Spitznagel is dismissive of Modern Portfolio Theory, and specifically its emphasis on correlations and mean-variance (or Sharpe ratios), and skeptic of market forecasts, although, according to a New York Times article, he predicted two market routs in the 2000s, first in 2000 and then in 2008, as well as the "2000s commodities boom".

He has described what he does as lowering what he calls the "volatility tax" paid by investors—"the hidden tax on an investment portfolio caused by the negative compounding of large investment losses." He detailed in an investor letter how "mathematically, it is the rare big loss, not the frequent small losses, that matters most to long-run compounding," and called the Swiss mathematician and physicist Daniel Bernoulli "Universa's Patron Saint".

Spitznagel wrote a book in 2013 titled The Dao of Capital: Austrian Investing in a Distorted World about the Austrian School of economics and its ostensible application to investing. Paul Tudor Jones said of Spitznagel's book that it "shows how a seemingly difficult immediate loss becomes an advantageous intermediate step for greater future gain, and thus why we must become 'patient now and strategically impatient later'."

==Political and economic views==
As a libertarian and advocate of Austrian economics, Spitznagel has been very critical of central bank monetary interventionism. For instance, he has written pieces on Ludwig von Mises and about the Fed's alleged culpability for "increasing wealth disparity", which focused on the economic distortions that ostensibly result from money creation.

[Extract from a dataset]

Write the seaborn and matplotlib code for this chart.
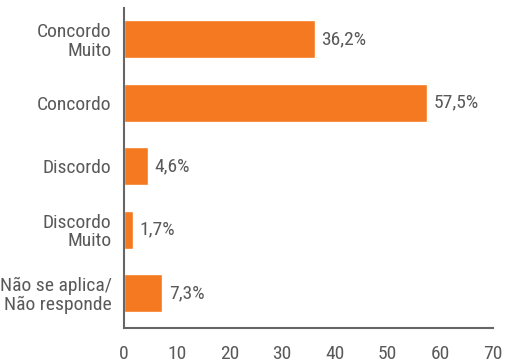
import matplotlib
matplotlib.use("Agg")
import matplotlib.pyplot as plt
import seaborn as sns
import pandas as pd

categorias = ["Concordo\nMuito", "Concordo", "Discordo", "Discordo\nMuito", "Não se aplica/\nNão responde"]
valores = [36.2, 57.5, 4.6, 1.7, 7.3]
rotulos = ["36,2%", "57,5%", "4,6%", "1,7%", "7,3%"]
xticks = [0, 10, 20, 30, 40, 50, 60, 70]

sns.set_style("white")
plt.rcParams["font.family"] = ["Roboto Condensed", "DejaVu Sans"]
cinza = "#595959"

df = pd.DataFrame({"cat": categorias, "val": valores})

fig = plt.figure(figsize=(5.07, 3.62), dpi=100)
ax = fig.add_axes([0.2446, 0.094, 0.7278, 0.884])
sns.barplot(data=df, x="val", y="cat", color="#F47920", saturation=1, width=0.6, ax=ax)

for i, (v, r) in enumerate(zip(valores, rotulos)):
    ax.text(v + 1.2, i, r, va="center", ha="left", fontsize=14, color=cinza)

ax.set_xlim(0, 70)
ax.set_ylim(4.55, -0.49)
ax.set_xticks(xticks)
ax.set_xticklabels([str(t) for t in xticks])
ax.set_xlabel("")
ax.set_ylabel("")
ax.tick_params(axis="both", length=0, labelsize=14, colors=cinza)
ax.tick_params(axis="x", pad=12.5)
ax.tick_params(axis="y", pad=9)
for lbl in ax.get_yticklabels():
    lbl.set_multialignment("right")
    lbl.set_linespacing(1.05)
ax.spines["top"].set_visible(False)
ax.spines["right"].set_visible(False)
for s in ("left", "bottom"):
    ax.spines[s].set_color("#666666")
    ax.spines[s].set_linewidth(1.5)

fig.savefig("out.png", dpi=100)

In his book and in a 2015 op-ed, Spitznagel connected every similar high point in the Tobin's Q-ratio since 1900 with past monetary interventionism and subsequent stock market losses, which he called "perfectly predictable, by economic logic alone."

Along with entrepreneur Peter Thiel, Spitznagel was a major supporter of the 2012 Republican presidential campaign of U.S. Congressman Ron Paul, a friend and fellow libertarian who "shares [Spitznagel's] contempt for the Federal Reserve" and his desire for a non-interventionist foreign policy. Spitznagel was also senior economic advisor to the 2016 Republican presidential campaign of Ron's son, U.S. Senator Rand Paul.

Spitznagel has not been optimistic about the tariffs President Trump has instituted, calling the plunge in April 2025, "a trap."

==Personal life==
Spitznagel is among the many financial executives and hedge fund managers who moved their residence and operations to Florida. In 2014, he moved his hedge fund offices from Los Angeles to Miami, citing Florida's "more hospitable business and tax environment" than California's. There is no income tax or estate tax in the state of Florida.

According to The Wall Street Journal, Spitznagel splits his time between his Miami office and Michigan, where his family lives.

He and his wife built, own, and operate Idyll Farms, a farm in Michigan that pastures dairy goats and produces artisanal chèvre. A Bloomberg article claimed that the farm is making "some of the best goat cheese in America".

Spitznagel also reportedly flies planes and practices ashtanga yoga.